True, but this is where theism and the supernatural is uniquely dangerous. It might be hard to argue and reason with someone about political beliefs, but there is the potential for a reasoned discussion.
But when you're talking to someone who believes that their imaginary friend demands total submission to them or face hellfire? Yeah, it's the death of cohesion. We can't even say supernatural belief brings people together since even people within the same denomination call each other heretics or worse on a regular basis.
Godlessness is a relatively new idea and as such, the requirement of wanting a 200 years functioning society may be somewhat of a red herring.
It is, but the seeds are there. I'd like it if Mindlessobserver could show us a Theocracy/Religion led society today that was at least as advanced as Western Europe.
Post revolutionary France is your example of a successful godless society?
Please read my points above. I don't deny the Terror was brutal, but the French republics have been openly hostile to the encroachment of supernatural beliving factions since their inception and have laws explicitly ruling against them.
Bro. Japan? Do you not see any weeb shit? Japan is one of the most spiritual countries in the world.
Then you are aware that for most Japanese religion is a bit of quaint fun with dressing up (see above), and not something they actually believe is magic?
The Czech Republic? I mean, wut? Also it's only a few decades old.[/QUOTE]
The state itself is relatively young, but the people and the states that preceded it have themselves been highly irreligious. With how much shit the Catholics and Protestants threw at them for years who can blame them for thinking theists are assholes really?

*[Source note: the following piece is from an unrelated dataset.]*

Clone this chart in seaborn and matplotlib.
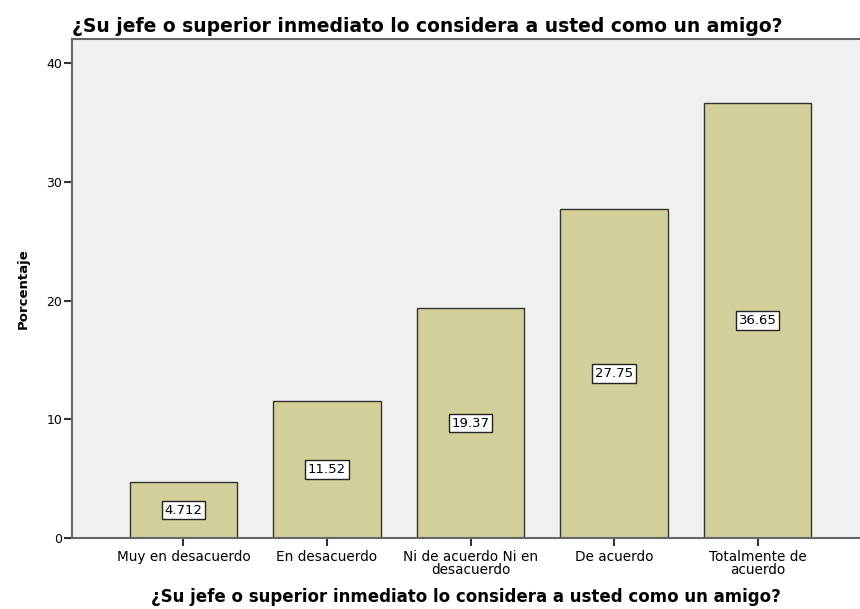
import matplotlib
matplotlib.use("Agg")
import matplotlib.pyplot as plt
import seaborn as sns
import pandas as pd

categorias = [
    "Muy en desacuerdo",
    "En desacuerdo",
    "Ni de acuerdo Ni en\ndesacuerdo",
    "De acuerdo",
    "Totalmente de\nacuerdo",
]
porcentajes = [4.712, 11.52, 19.37, 27.75, 36.65]
ticks_y = [0, 10, 20, 30, 40]

titulo = "¿Su jefe o superior inmediato lo considera a usted como un amigo?"

sns.set_style("white")
plt.rcParams["font.family"] = ["DejaVu Sans"]
plt.rcParams["text.color"] = "black"
plt.rcParams["axes.labelcolor"] = "black"
plt.rcParams["xtick.color"] = "black"
plt.rcParams["ytick.color"] = "black"

data = pd.DataFrame({"categoria": categorias, "porcentaje": porcentajes})

fig = plt.figure(figsize=(8.6, 6.09), dpi=100)
ax = fig.add_axes([0.0837, 0.1166, 0.9163, 0.8194])
ax.set_facecolor("#f0f0f0")

sns.barplot(
    x="categoria",
    y="porcentaje",
    data=data,
    ax=ax,
    color="#d3cf98",
    saturation=1,
    width=0.75,
    edgecolor="#333333",
    linewidth=1,
)

for i, v in enumerate(porcentajes):
    ax.text(
        i, v / 2, f"{v:.4g}",
        ha="center", va="center", fontsize=9.5, color="black",
        bbox=dict(boxstyle="square,pad=0.22", facecolor="white", edgecolor="#222222", linewidth=1),
    )

ax.set_xlim(-0.777, 4.714)
ax.set_ylim(0, 42.05)
ax.set_yticks(ticks_y)
ax.tick_params(axis="both", direction="out", length=6, width=1.5,
               colors="#333333", labelcolor="black", labelsize=9, bottom=True, left=True)
ax.tick_params(axis="x", pad=3, labelsize=9.8)
ax.tick_params(axis="y", pad=1)
for lab in ax.get_xticklabels():
    lab.set_linespacing(0.85)

for s in ["left", "bottom", "top"]:
    ax.spines[s].set_color("#666666")
    ax.spines[s].set_linewidth(1.5)
ax.spines["right"].set_visible(False)

ax.set_ylabel("Porcentaje", fontsize=9.5, fontweight="bold", labelpad=12)
ax.set_xlabel(titulo, fontsize=12, fontweight="bold", labelpad=8)
ax.set_title(titulo, fontsize=13.5, fontweight="bold", loc="left", pad=5)

fig.savefig("out.png", dpi=100)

I dont know shit about Iceland but it has a nordic cross on its flag so...
You mean the same way England has the cross of St George but half the country is "none" when it comes to religion?
I also love how you'll try to argue about something you admit yourself you "Don't know shit about".
Contrary to what you learned from the civilization games, confucianism was not a religion it was a political philosophy and served that role. Buddhism and traditional Chinese Faith's existed simultaneous to it.
Not being much of a gamer I had to google Civilization games, I had no idea what on earth you were talking about.
Again, see above.
Not what religion is. If you want to get psychological, it's the brains reality scaffold that anchors it in the now by orienting past and future. You should read some Jung and less fedora lords.
Seriously?
How many people obey speed limits on the highway? This is a strawman argument.